A. We have to go to the endangerment issue again. You can't imagine what it's like taking these great archives into the digital domain. We have to identify the most endangered of the species and get them immediately into the digital domain. We have a very capable team of experts at the American Folklife Center that determines the at-risk portion of the collection, but it's hard to find out how at-risk it is without playing it, so it's kind of a catch-22. When you play it, it might just deteriorate on you. Some of the tapes we know are more volatile than others. The old wax cylinders and the wire recordings and the magnetic tapes hold up surprisingly well. It's not necessarily age, but how it was stored, the batch of material it was made of. It's a very difficult, pressing situation, a race against time. We're sitting with millions of hours of recorded material, and finding the money, expertise and technology to do this is the great challenge. The intersection between the Internet and this deteriorating media is really the issue here. The Internet was made for people with content, and at the Library, we really have content. We don't throw anything away. Besides the recorded sound, there's the text, the maps, the motion pictures… The Library is not just what you see, it goes 52 floors of storage underneath the ground. It looks like a battleship down there.
Q. How about creating access to the great works? Any chance of online access to early performances of Leonard Bernstein, George Gershwin or the Beatles?
A. Everything that's been published lives at the Library of Congress because that's also where the copyright office is. We have all the Gershwin and Bernstein, all of the great works. The copyright and intellectual property issue is a hot one. You have to honor the intellectual property and the ownership issue. Some have been given to the library to be distributed free to the people. With others, we have to find who the rightful copyright owners are, and that's a real chase. When I was recording in Egypt, I would pay them for their performance but never find them again to give them their royalties. So what do you do? We put light bulbs into the Cairo Museum and brought music programs to the kids in Aswan. You have to find creative ways of giving it back. If you sell the music and it's agreed upon, then you have to return to the community not only money, but you must also get these recordings back to the community.
Q. Why spend effort on digital enhancement of old recordings, particularly since there is not yet a universally agreed upon standard for archiving and preserving analogue works?

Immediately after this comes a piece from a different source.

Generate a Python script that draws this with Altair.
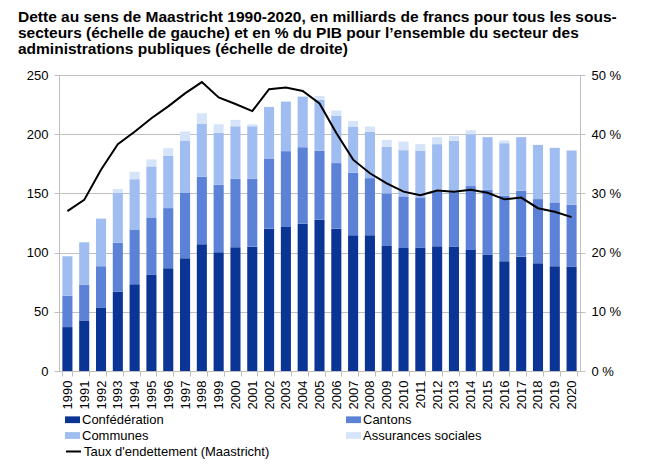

A. There is no great all-purpose method now for digitizing, but we've got to get it into the digital domain while we can. Then we will migrate it yet again into another format because CD's and DAT tape only last so long. There are new technologies that we're toying with in the digital domain that will last, I don't know, forever is a long time but… We find that the best preservation now is on magnetic tape, which seems to be the most secure method. But every time you transfer from magnetic tape, you lose a generation of sound. So what we do is usually have two compact discs, one for preservation and one is a backup.
Q. Will global pop pushed forward by America Online, Time Warner and others drown these quiet voices out?
A. Some of them will be drowned out, and others will rise from the ashes. You have to seek out the more precious rhythms and the more precious music. People now understand that the world's music is something to be cherished and honored and to be thought of as a "world-class music." A lot of indigenous musicians are becoming virtuosos on their instruments. There's so much world music out there that you can't have one store. You go down the street to Virgin Megastore and see a very large world music section, but actually world music is gigantic compared to American pop music. There are limitless amounts of information out there. With the Internet you don't have to have large stockpiles of this, you can pick it up on demand. You can have music from New Guinea, Brazil, the Arctic Circle - whatever you want. I think that the Internet is a savior for world music, indigenous music and the archives from around the world. We're not just talking about the Library of Congress here, we're talking about the great repositories in Indiana, the Bishop Museum in Hawaii and the Soviet Union. All these incredible repositories out there now will be digitized and made available to you. It's not just preservation; it's access. There's no need to preserve something if you can't give it away or hear it. The Grateful Dead were always into giving it away; we might have started this whole thing. We thought it was a natural thing to let our fans tape our shows.
Q. When will Dead shows be available in the national digital library?
A. We're about to digitize the vault, a massive undertaking. We have close to 2,000 shows. I'm going to get it on; it's very dear to my heart and we're working on it right now as we speak. I've always wondered what it sounded like, so I'm going to get a chance, I hope in my lifetime, to hear what it sounded like.
Q. How can I get more information on the digital library project?
A. You can go to www.loc.gov or write to the American Folk Life Center at the Library of Congress for more information. I'd like to say this: please, make the Library of Congress a destination when you go to Washington. Walk into the main reading room and see if your heart doesn't beat a little faster. Come to the American Folk Life Center and put your head under some earphones and it'll take you there.